In Philly’s 2-2 tie against FC Dallas on Saturday, Gabriel showed his speed on both ends of the field, drawing a late penalty kick with a run into the box and then breaking up a possible Dallas breakaway by chasing the ball down in the final seconds.

And on the other side of the pitch, Williams enjoyed another strong game despite being matched up against FCD’s Brek Shea, one of the league’s premier attacking players. Shea, who played with Williams on the US U-17 team in years past, had a goal in the game but it came on a rebound attempt when Williams was already out of the play.

“I know what he wants to do and he knows what I want to do,” Williams said. “We have a pretty good battle every time we play against each other.”

Still, despite the talent and promise of Williams and Gabriel Farfan at fullback and the leadership of Califf and Valdés at center back, the Union have given up six goals in four games since shutting out New England on July 17.

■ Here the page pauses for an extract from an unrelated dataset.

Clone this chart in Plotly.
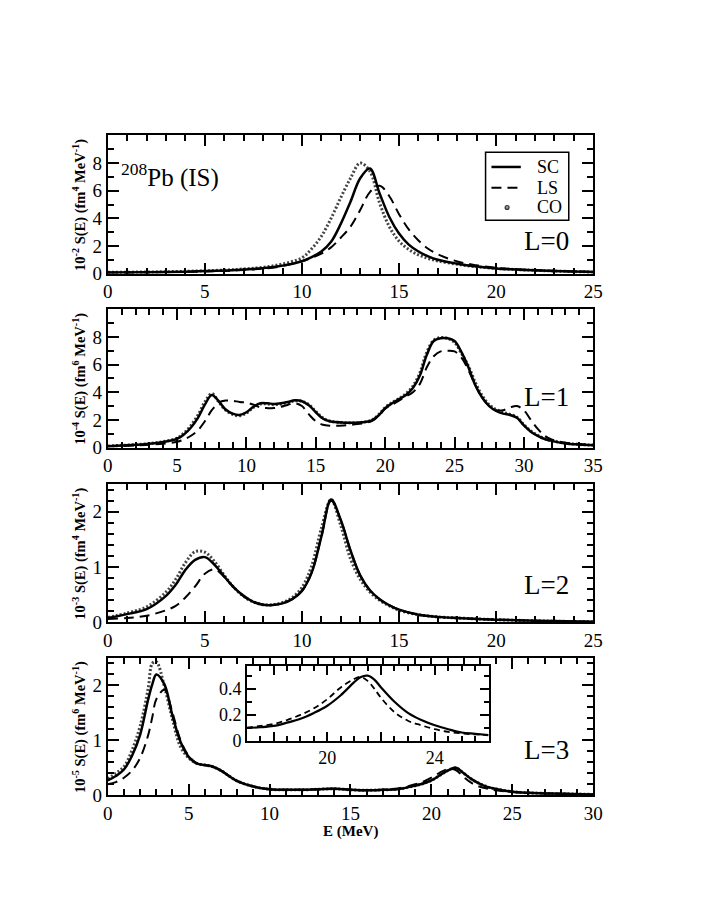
import plotly.graph_objects as go

# ---- L=0 panel ----
e0 = [0, 2, 4, 6, 7, 8, 9, 10, 10.5, 11, 11.5, 12, 12.5, 13, 13.5, 14, 14.5, 15, 15.5, 16,
      16.5, 17, 18, 19, 20, 21, 22, 23, 24, 25]
sc0 = [0.08, 0.10, 0.14, 0.22, 0.30, 0.40, 0.58, 0.90, 1.20, 1.60, 2.30, 3.60, 5.20, 6.90, 7.60, 5.80,
       4.10, 2.90, 2.10, 1.60, 1.25, 1.00, 0.72, 0.52, 0.38, 0.30, 0.24, 0.19, 0.15, 0.12]
ls0 = [0.08, 0.10, 0.13, 0.20, 0.27, 0.36, 0.55, 0.90, 1.15, 1.45, 1.90, 2.60, 3.40, 4.60, 5.90, 6.35,
       5.60, 4.30, 3.20, 2.40, 1.80, 1.40, 0.88, 0.60, 0.42, 0.32, 0.25, 0.20, 0.16, 0.13]
co0 = [0.10, 0.12, 0.17, 0.26, 0.34, 0.46, 0.70, 1.15, 1.80, 2.70, 4.00, 5.50, 6.90, 8.00, 7.40, 5.10,
       3.40, 2.35, 1.75, 1.35, 1.10, 0.92, 0.68, 0.50, 0.38, 0.30, 0.24, 0.19, 0.15, 0.12]

# ---- L=1 panel ----
e1 = [0, 1, 2, 3, 4, 5, 5.5, 6, 6.5, 7, 7.5, 8, 8.5, 9, 9.5, 10, 10.5, 11, 11.5, 12, 12.5, 13, 13.5,
      14, 14.5, 15, 15.5, 16, 17, 18, 19, 19.5, 20, 20.5, 21, 21.5, 22, 22.5, 23, 23.5, 24, 24.5, 25,
      25.5, 26, 26.5, 27, 27.5, 28, 28.5, 29, 29.5, 30, 30.5, 31, 31.5, 32, 33, 34, 35]
sc1 = [0.10, 0.15, 0.20, 0.27, 0.40, 0.62, 0.95, 1.45, 2.15, 3.10, 3.80, 3.35, 2.75, 2.45, 2.35, 2.55,
       2.95, 3.20, 3.20, 3.15, 3.20, 3.30, 3.42, 3.35, 3.05, 2.55, 2.10, 1.90, 1.80, 1.80, 1.95, 2.30,
       2.85, 3.20, 3.50, 3.80, 4.30, 5.20, 6.70, 7.70, 7.90, 7.90, 7.70, 6.90, 5.80, 4.50, 3.60, 3.00,
       2.65, 2.45, 2.35, 2.15, 1.60, 1.15, 0.85, 0.62, 0.48, 0.30, 0.22, 0.17]
ls1 = [0.08, 0.11, 0.15, 0.20, 0.28, 0.42, 0.58, 0.85, 1.25, 1.90, 2.70, 3.25, 3.40, 3.38, 3.30, 3.25,
       3.10, 2.90, 2.85, 2.85, 2.95, 3.10, 3.20, 3.00, 2.40, 1.90, 1.65, 1.58, 1.60, 1.70, 1.90, 2.25,
       2.80, 3.10, 3.40, 3.70, 4.00, 4.60, 5.80, 6.60, 6.95, 7.00, 6.95, 6.50, 5.60, 4.50, 3.60, 3.00,
       2.70, 2.70, 2.90, 3.00, 2.70, 2.00, 1.35, 0.85, 0.58, 0.35, 0.25, 0.20]
co1 = [0.11, 0.16, 0.21, 0.29, 0.43, 0.68, 1.05, 1.60, 2.35, 3.30, 3.90, 3.30, 2.70, 2.40, 2.30, 2.50,
       2.90, 3.15, 3.15, 3.10, 3.15, 3.25, 3.38, 3.35, 3.10, 2.60, 2.15, 1.92, 1.80, 1.80, 1.97, 2.35,
       2.90, 3.25, 3.55, 3.90, 4.45, 5.40, 6.90, 7.75, 7.95, 7.90, 7.60, 6.80, 5.90, 4.70, 3.75, 3.10,
       2.75, 2.55, 2.40, 2.20, 1.65, 1.20, 0.88, 0.64, 0.50, 0.31, 0.22, 0.17]

# ---- L=2 panel ----
e2 = [0, 1, 2, 3, 3.5, 4, 4.5, 5, 5.5, 6, 6.5, 7, 7.5, 8, 8.5, 9, 9.5, 10, 10.5, 11, 11.5, 12, 12.5,
      13, 13.5, 14, 14.5, 15, 16, 17, 18, 20, 22, 25]
sc2 = [0.08, 0.15, 0.24, 0.48, 0.68, 0.95, 1.13, 1.18, 1.04, 0.83, 0.63, 0.48, 0.37, 0.32, 0.315,
       0.345, 0.42, 0.57, 0.90, 1.55, 2.22, 1.85, 1.30, 0.85, 0.58, 0.42, 0.31, 0.23, 0.14, 0.10, 0.08,
       0.05, 0.03, 0.01]
ls2 = [0.06, 0.08, 0.12, 0.22, 0.30, 0.45, 0.65, 0.88, 0.96, 0.82, 0.63, 0.47, 0.37, 0.32, 0.315,
       0.345, 0.42, 0.57, 0.90, 1.55, 2.20, 1.85, 1.30, 0.85, 0.58, 0.42, 0.31, 0.23, 0.14, 0.10, 0.08,
       0.05, 0.03, 0.01]
co2 = [0.09, 0.17, 0.28, 0.55, 0.78, 1.08, 1.28, 1.27, 1.10, 0.85, 0.63, 0.47, 0.37, 0.32, 0.32,
       0.36, 0.45, 0.63, 1.02, 1.70, 2.22, 1.75, 1.15, 0.78, 0.55, 0.40, 0.30, 0.22, 0.14, 0.10, 0.08,
       0.05, 0.03, 0.01]

# ---- L=3 panel ----
e3 = [0, 0.5, 1, 1.5, 2, 2.5, 2.75, 3, 3.5, 4, 4.5, 5, 5.5, 6, 6.5, 7, 7.5, 8, 9, 10, 11, 12, 13, 14,
      15, 16, 17, 18, 19, 19.5, 20, 20.5, 21, 21.5, 22, 22.5, 23, 23.5, 24, 25, 26, 27, 28, 30]
sc3 = [0.27, 0.35, 0.47, 0.72, 1.10, 1.75, 2.02, 2.20, 2.02, 1.45, 0.97, 0.70, 0.58, 0.55, 0.52, 0.45,
       0.35, 0.26, 0.16, 0.11, 0.10, 0.10, 0.11, 0.12, 0.10, 0.09, 0.10, 0.115, 0.175, 0.215, 0.27,
       0.36, 0.45, 0.50, 0.40, 0.29, 0.21, 0.15, 0.115, 0.065, 0.045, 0.035, 0.03, 0.015]
ls3 = [0.20, 0.24, 0.32, 0.45, 0.68, 1.10, 1.42, 1.75, 1.92, 1.50, 1.00, 0.72, 0.58, 0.55, 0.52, 0.45,
       0.35, 0.26, 0.16, 0.11, 0.10, 0.10, 0.11, 0.12, 0.10, 0.09, 0.10, 0.13, 0.20, 0.25, 0.32,
       0.41, 0.475, 0.46, 0.33, 0.22, 0.155, 0.12, 0.09, 0.058, 0.045, 0.035, 0.03, 0.015]
co3 = [0.30, 0.40, 0.52, 0.82, 1.26, 1.95, 2.40, 2.43, 1.98, 1.38, 0.88, 0.68, 0.58, 0.55, 0.52, 0.45,
       0.35, 0.26, 0.16, 0.11, 0.10, 0.10, 0.11, 0.12, 0.10, 0.09, 0.10, 0.115, 0.175, 0.215, 0.27,
       0.36, 0.45, 0.50, 0.40, 0.29, 0.21, 0.15, 0.115, 0.065, 0.045, 0.035, 0.03, 0.015]

# ---- L=3 inset ----
e_in = [17, 17.5, 18, 18.5, 19, 19.5, 20, 20.5, 21, 21.25, 21.5, 21.75, 22, 22.5, 23, 23.5, 24, 24.5,
        25, 25.5, 26]
sc_in = [0.10, 0.105, 0.115, 0.14, 0.17, 0.215, 0.27, 0.35, 0.45, 0.49, 0.50, 0.47, 0.41, 0.30, 0.215,
         0.16, 0.12, 0.09, 0.065, 0.055, 0.045]
ls_in = [0.10, 0.115, 0.13, 0.16, 0.20, 0.25, 0.32, 0.41, 0.475, 0.49, 0.46, 0.40, 0.33, 0.22, 0.155,
         0.12, 0.09, 0.07, 0.058, 0.05, 0.045]

ytitles = ["10<sup>-2</sup> S(E) (fm<sup>4</sup> MeV<sup>-1</sup>)",
           "10<sup>-4</sup> S(E) (fm<sup>6</sup> MeV<sup>-1</sup>)",
           "10<sup>-3</sup> S(E) (fm<sup>4</sup> MeV<sup>-1</sup>)",
           "10<sup>-5</sup> S(E) (fm<sup>6</sup> MeV<sup>-1</sup>)"]
labels = ["L=0", "L=1", "L=2", "L=3"]
legend_names = ["SC", "LS", "CO"]

W, H = 706, 913
FONT = "Liberation Serif"

# panel boxes in pixels: (top, bottom)
boxes = [(137, 277), (313, 453), (490, 630), (666, 805)]
x_left, x_right = 105, 601
xmax = [25, 35, 25, 30]
ymax = [10, 10, 2.5, 2.5]
ymaj = [[0, 2, 4, 6, 8], [0, 2, 4, 6, 8], [0, 1, 2], [0, 1, 2]]
ymin_dt = [1, 1, 0.2, 0.2]

CO_LINE = dict(color="#444", width=3, dash="2px,2px", shape="spline")
LS_LINE = dict(color="black", width=2, dash="10px,6px", shape="spline")
SC_LINE = dict(color="black", width=2.5, shape="spline")

fig = go.Figure()

panels = [(e0, sc0, ls0, co0), (e1, sc1, ls1, co1), (e2, sc2, ls2, co2), (e3, sc3, ls3, co3)]
for i, (e, sc, ls, co) in enumerate(panels):
    xa = "x" if i == 0 else "x%d" % (i + 1)
    ya = "y" if i == 0 else "y%d" % (i + 1)
    fig.add_trace(go.Scatter(x=e, y=co, mode="lines", line=CO_LINE, xaxis=xa, yaxis=ya, name="CO"))
    fig.add_trace(go.Scatter(x=e, y=ls, mode="lines", line=LS_LINE, xaxis=xa, yaxis=ya, name="LS"))
    fig.add_trace(go.Scatter(x=e, y=sc, mode="lines", line=SC_LINE, xaxis=xa, yaxis=ya, name="SC"))

# inset
fig.add_trace(go.Scatter(x=e_in, y=ls_in, mode="lines", line=dict(color="black", width=1.8, dash="6px,4px", shape="spline"),
                         xaxis="x5", yaxis="y5", name="LS"))
fig.add_trace(go.Scatter(x=e_in, y=sc_in, mode="lines", line=dict(color="black", width=2.2, shape="spline"),
                         xaxis="x5", yaxis="y5", name="SC"))


def ax_style(size=19):
    return dict(showline=True, linecolor="black", linewidth=2, mirror="ticks", ticks="inside",
                ticklen=11, tickwidth=1.5, tickcolor="black", showgrid=False, zeroline=False,
                tickfont=dict(family=FONT, size=size, color="black"),
                minor=dict(ticks="inside", ticklen=6, tickwidth=1.5, tickcolor="black", showgrid=False))


layout = dict(width=W, height=H, margin=dict(l=0, r=0, t=0, b=0), plot_bgcolor="white",
              paper_bgcolor="white", font=dict(family=FONT, color="black"), showlegend=False)
annotations = []
for i in range(4):
    top, bot = boxes[i]
    xs = "xaxis" if i == 0 else "xaxis%d" % (i + 1)
    ys = "yaxis" if i == 0 else "yaxis%d" % (i + 1)
    xa = ax_style()
    xa.update(domain=[x_left / W, x_right / W], range=[0, xmax[i]], dtick=5, tick0=0,
              anchor="y" if i == 0 else "y%d" % (i + 1))
    xa["minor"].update(dtick=1, tick0=0)
    ya = ax_style()
    ya.update(domain=[1 - bot / H, 1 - top / H], range=[0, ymax[i]], tickvals=ymaj[i],
              anchor="x" if i == 0 else "x%d" % (i + 1))
    ya["minor"].update(dtick=ymin_dt[i], tick0=0)
    layout[xs] = xa
    layout[ys] = ya
    annotations.append(dict(text="<b>" + ytitles[i] + "</b>", x=76 / W, y=1 - (top + bot) / 2 / H,
                            xref="paper", yref="paper", xanchor="center", yanchor="middle",
                            textangle=-90, showarrow=False,
                            font=dict(family=FONT, size=14.5, color="black")))

label_y = [244, 402, 592, 759]
for i in range(4):
    annotations.append(dict(text=labels[i], x=578 / W, y=1 - label_y[i] / H, xref="paper", yref="paper",
                            xanchor="right", yanchor="middle", showarrow=False,
                            font=dict(family=FONT, size=27, color="black")))

annotations.append(dict(text="<sup>208</sup>Pb (IS)", x=116 / W, y=1 - 178 / H, xref="paper", yref="paper",
                        xanchor="left", yanchor="middle", showarrow=False,
                        font=dict(family=FONT, size=25, color="black")))
annotations.append(dict(text="<b>E (MeV)</b>", x=353 / W, y=1 - 842 / H, xref="paper", yref="paper",
                        xanchor="center", yanchor="middle",
                        showarrow=False, font=dict(family=FONT, size=15, color="black")))

# legend box drawn by hand (xmgrace style: tight rows)
leg_rows = [169, 190, 210]
shapes = [dict(type="rect", xref="paper", yref="paper", x0=491 / W, x1=576 / W, y0=1 - 223 / H, y1=1 - 154 / H,
               line=dict(color="black", width=1.5), fillcolor="white", layer="above")]
shapes.append(dict(type="line", xref="paper", yref="paper", x0=497 / W, x1=527 / W,
                   y0=1 - leg_rows[0] / H, y1=1 - leg_rows[0] / H, line=dict(color="black", width=2.5), layer="above"))
shapes.append(dict(type="line", xref="paper", yref="paper", x0=497 / W, x1=528 / W,
                   y0=1 - leg_rows[1] / H, y1=1 - leg_rows[1] / H, line=dict(color="black", width=2, dash="10px,6px"),
                   layer="above"))
shapes.append(dict(type="circle", xref="paper", yref="paper", x0=511 / W, x1=515 / W,
                   y0=1 - (leg_rows[2] + 2) / H, y1=1 - (leg_rows[2] - 2) / H,
                   line=dict(color="#333", width=1.2), fillcolor="#999", layer="above"))
for name, row in zip(legend_names, leg_rows):
    annotations.append(dict(text=name, x=541 / W, y=1 - row / H, xref="paper", yref="paper",
                            xanchor="left", yanchor="middle", showarrow=False,
                            font=dict(family=FONT, size=18, color="black")))

# inset axes
xi = ax_style(18)
xi.update(domain=[247 / W, 494 / W], range=[17, 26], tickvals=[18, 20, 22, 24, 26],
          ticktext=["", "20", "", "24", ""], anchor="y5", ticklen=9, linewidth=1.5)
xi["minor"].update(dtick=0.5, tick0=17, ticklen=5)
yi = ax_style(18)
yi.update(domain=[1 - 750 / H, 1 - 674 / H], range=[0, 0.575], tickvals=[0, 0.2, 0.4],
          ticktext=["0", "0.2", "0.4"], anchor="x5", ticklen=9, linewidth=1.5)
yi["minor"].update(dtick=0.1, tick0=0, ticklen=5)
layout["xaxis5"] = xi
layout["yaxis5"] = yi

layout["annotations"] = annotations
layout["shapes"] = shapes
fig.update_layout(**layout)

fig.write_html("out.html", config={"displayModeBar": False},
               post_script="document.body.style.margin='0';document.body.style.overflow='hidden';")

The good thing for Philly is that most of those goals came from failed clearances or other onetime mistakes, as opposed to constant letdowns or structural problems. But the Union are still looking to get more clean sheets — and to do so with the group they have now.

“I think we need to go back to where we were at the beginning where we’re not giving up goals,” Williams said. “We need to go back to the basics. Overall, we’re getting better. Every game is a new step in the right direction. It’s a semi-new back line with only a couple of games under our belt, so we need to keep moving forward and trying to get shutouts and limit other team’s chances on goal.”